L’impacciato Charlie (Logan Lerman), la bellissima Sam (Emma Watson) e il suo fratellastro, l’istrionico Patrick (Ezra Miller) sono di ritorno a casa dopo una festa. Dalle casse dell’autoradio si diffondono le note di “Heroes” di David Bowie. Sam, euforica, ha un’idea: “Patrick, dobbiamo attraversare il tunnel!”. Lui la asseconda, come sempre.
La ragazza si alza in piedi nel cassone sul retro e affronta il vento gelido a braccia spalancate. La canzone urla “possiamo essere eroi anche solo per un giorno” e, quando Charlie, ancora un po’ intontito dalla sbornia, si volta per ammirarla, sente la perfezione di quel momento. Così, alla domanda di Patrick su come si sente, risponde: “Mi sento infinito”.
Charlie sa di aver finalmente trovato degli amici, delle persone a cui volere bene e da cui ricevere affetto. Con loro accanto sarà tutto più facile. Fino a quel momento, Charlie, sedicenne ultratimido e schiacciato da un passato doloroso, era come carta da parati a cui nessuno fa caso. Il legame di profonda amicizia con i due fratellastri, all’apparenza fighi e felici, sarà per lui l’occasione per navigare più corazzato nelle acque insidiose del liceo e per affrontare i suoi demoni interiori.
Noi siamo infinito non è il primo film che parla di crescita, ma è sicuramente tra i migliori in assoluto grazie all’accuratezza con cui cattura il ricco arazzo di esperienze adolescenziali intrise di insegnamenti per tutta la vita.

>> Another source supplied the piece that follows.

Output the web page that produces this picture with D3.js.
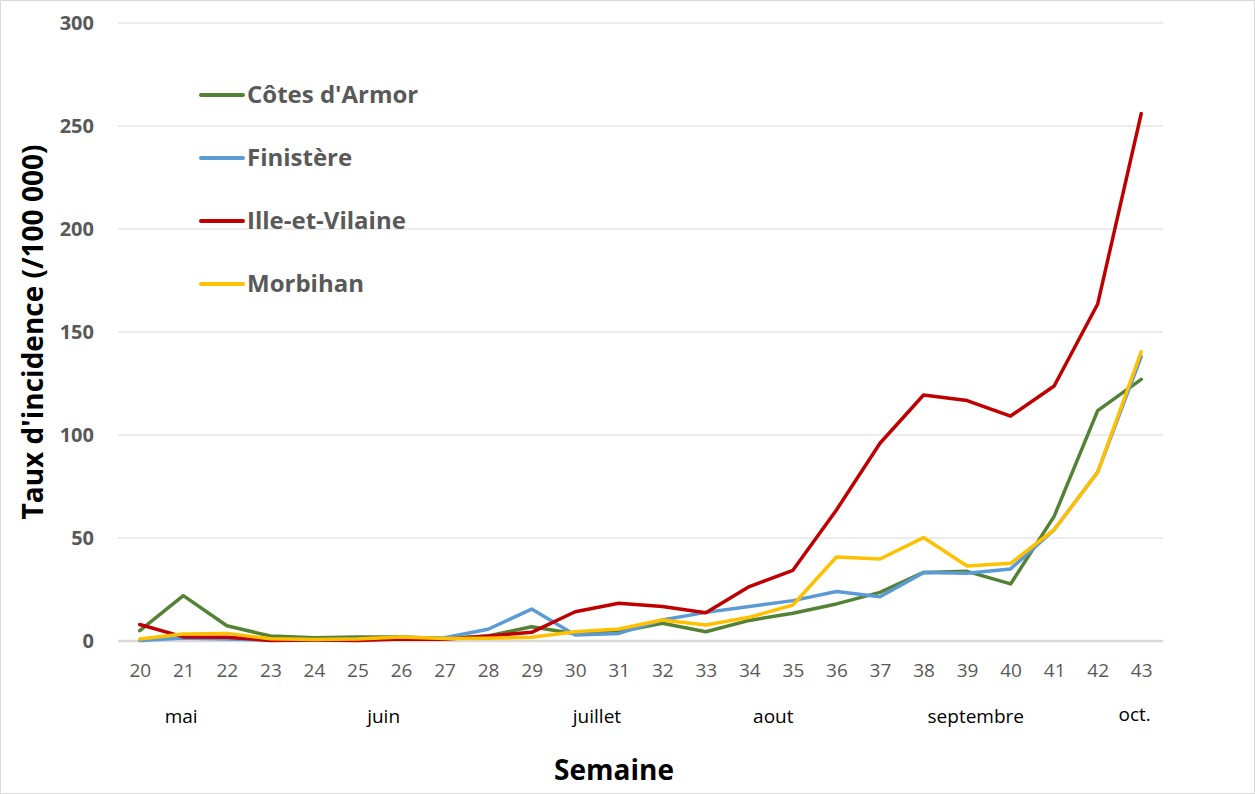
<!DOCTYPE html>
<html>
<head>
<meta charset="utf-8">
<script src="https://cdn.jsdelivr.net/npm/d3@7"></script>
<style>
  body { margin: 0; background: #fff; }
  svg { display: block; font-family: "Open Sans", sans-serif; }
</style>
</head>
<body>
<div id="chart"></div>
<script>
const weeks = d3.range(20, 44)

const cotesArmor = [5, 22, 7.4, 2.4, 1.6, 2, 2, 1.2, 2.4, 6.9, 3.5, 4.5, 8.6, 4.5, 10, 13.5, 18, 23.6, 33.3, 33.8, 27.7, 60.5, 111.8, 127]
const finistere = [0.3, 1.5, 1, 0.5, 0.5, 0.8, 1.2, 1.6, 5.7, 15.5, 2.9, 3.7, 10.2, 13.9, 16.8, 19.6, 24, 21.5, 33.2, 32.9, 35, 54, 82, 138]
const illeVilaine = [8, 2, 1.8, 0.3, 0.5, 0.3, 1, 0.8, 2.4, 4.2, 14.2, 18.3, 16.7, 13.7, 26.4, 34.3, 63.6, 96, 119.4, 116.7, 109.2, 123.8, 163.6, 256]
const morbihan = [1, 3.4, 3.7, 1.1, 0.7, 1, 2, 1.2, 1.3, 1.8, 4.5, 5.8, 10.2, 7.8, 11.5, 17.5, 40.8, 39.8, 50.2, 36.4, 37.7, 54, 82, 140.4]

const seriesNames = ['Côtes d\'Armor', 'Finistère', 'Ille-et-Vilaine', 'Morbihan']
const seriesValues = [cotesArmor, finistere, illeVilaine, morbihan]
const seriesColors = ['#548235', '#5b9bd5', '#c00000', '#ffc000']

const yTicks = [0, 50, 100, 150, 200, 250, 300]
const monthLabels = ['mai', 'juin', 'juillet', 'aout', 'septembre', 'oct.']
const monthWeeks = [20.95, 25.6, 30.5, 34.55, 39.2, 42.85]

const width = 1255
const height = 794
const margin = {top: 23, right: 92, bottom: 153, left: 118}

const svg = d3.select('#chart').append('svg')
  .attr('width', width)
  .attr('height', height)

// outer frame
svg.append('rect')
  .attr('x', 0.5).attr('y', 0.5)
  .attr('width', width - 1).attr('height', height - 1)
  .attr('fill', '#fff').attr('stroke', '#d9d9d9')

const x = d3.scalePoint()
  .domain(weeks)
  .range([margin.left, width - margin.right])
  .padding(0.5)

const y = d3.scaleLinear()
  .domain([0, 300])
  .range([height - margin.bottom, margin.top])

// gridlines
svg.append('g')
  .selectAll('line')
  .data(yTicks.filter(d => d > 0))
  .join('line')
  .attr('x1', margin.left).attr('x2', width - margin.right)
  .attr('y1', d => y(d)).attr('y2', d => y(d))
  .attr('stroke', '#d9d9d9').attr('stroke-width', 1)

// y axis labels
const yAxis = svg.append('g')
  .attr('transform', `translate(${margin.left - 24},0)`)
  .call(d3.axisLeft(y).tickValues(yTicks).tickSize(0).tickPadding(0))
yAxis.select('.domain').remove()
yAxis.selectAll('text')
  .attr('fill', '#595959')
  .attr('font-size', 20)
  .attr('font-weight', 'bold')
  .attr('font-family', '"Open Sans", sans-serif')

// x axis baseline + labels
const xAxis = svg.append('g')
  .attr('transform', `translate(0,${y(0)})`)
  .call(d3.axisBottom(x).tickSize(0).tickPadding(23))
xAxis.select('.domain')
  .attr('d', `M${margin.left},0H${width - margin.right}`)
  .attr('stroke', '#d9d9d9').attr('stroke-width', 2.5)
xAxis.selectAll('text')
  .attr('fill', '#595959')
  .attr('font-size', 19)
  .attr('font-family', '"Open Sans", sans-serif')

// month labels
svg.append('g')
  .selectAll('text')
  .data(monthLabels)
  .join('text')
  .attr('x', (d, i) => x(20) + (monthWeeks[i] - 20) * x.step())
  .attr('y', (d, i) => i === 5 ? 721 : 723)
  .attr('text-anchor', 'middle')
  .attr('font-size', 19)
  .attr('fill', '#000')
  .text(d => d)

// lines
const line = d3.line()
  .x((d, i) => x(weeks[i]))
  .y(d => y(d))

svg.append('g')
  .selectAll('path')
  .data(seriesValues)
  .join('path')
  .attr('d', line)
  .attr('fill', 'none')
  .attr('stroke', (d, i) => seriesColors[i])
  .attr('stroke-width', 3.5)
  .attr('stroke-linejoin', 'round')
  .attr('stroke-linecap', 'round')

// legend
const legend = svg.append('g')
  .selectAll('g')
  .data(seriesNames)
  .join('g')
  .attr('transform', (d, i) => `translate(201,${95 + i * 63})`)
legend.append('line')
  .attr('x1', 0).attr('x2', 42)
  .attr('stroke', (d, i) => seriesColors[i])
  .attr('stroke-width', 4)
  .attr('stroke-linecap', 'round')
legend.append('text')
  .attr('x', 46).attr('dy', '0.35em')
  .attr('font-size', 24)
  .attr('font-weight', 'bold')
  .attr('fill', '#595959')
  .text(d => d)

// axis titles
svg.append('text')
  .attr('transform', `translate(43,${(y(0) + y(300)) / 2}) rotate(-90)`)
  .attr('text-anchor', 'middle')
  .attr('font-size', 28)
  .attr('font-weight', 'bold')
  .attr('fill', '#000')
  .text('Taux d\'incidence (/100 000)')

svg.append('text')
  .attr('x', 614).attr('y', 780)
  .attr('text-anchor', 'middle')
  .attr('font-size', 28)
  .attr('font-weight', 'bold')
  .attr('fill', '#000')
  .text('Semaine')
</script>
</body>
</html>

La storia è così ben costruita, e innervata da tante sottotrame interessanti, che il film finisce col diventare lo specchio fedele della vita liceale stessa, con tutte le sue contraddizioni e le sue sfumature: è triste, divertente, difficile, stimolante, caldo. È un gioiello che racconta alla perfezione l’istante in cui tutto cambia.
Per molti, gli anni dell’adolescenza sono i più emozionanti della loro vita. La pura gioia di vivere il momento senza preoccuparsi delle responsabilità è ineguagliabile rispetto a qualsiasi altro periodo della nostra esistenza, e Noi siamo infinito diventa il bellissimo promemoria di quella parte di vita, quando ogni minimo momento veniva vissuto al massimo senza essere giudicato per le sue conseguenze.
A volte può essere difficile guardare l’adattamento cinematografico di un libro epocale, iconico, popolare fino a diventare un cult perché, troppo spesso, le sceneggiature non sono all’altezza della brillantezza della pagina. Questo non è il caso dell’adattamento del 2012 dell’amato romanzo di Stephen Chbosky del 1999, The Perks of Being a Wallflower. Uno dei pochi casi in cui è lo stesso scrittore a prendere le redini della regia e fare della propria storia una trasposizione efficace in film (il cui titolo originale è lo stesso del libro).
Anche dal punto di vista tecnico, il film è a dir poco brillante. La fotografia ha un’allure nostalgica, ma senza la patina stucchevole di certi film “che rifanno” il passato. La colonna sonora è fresca, emozionante, incisiva. I tre protagonisti sono eccezionali, soprattutto Ezra Miller nel ruolo di Patrick. La sua sola presenza illumina le scene. Emma Watson, reduce dal ruolo di Hermione Granger, dimostra di avere molto da offrire al di là della magniloquenza di Harry Potter. Logan Lerman ritrae le vulnerabilità, le ansie e le gioie di Charlie con un fascino e una sicurezza sorprendenti.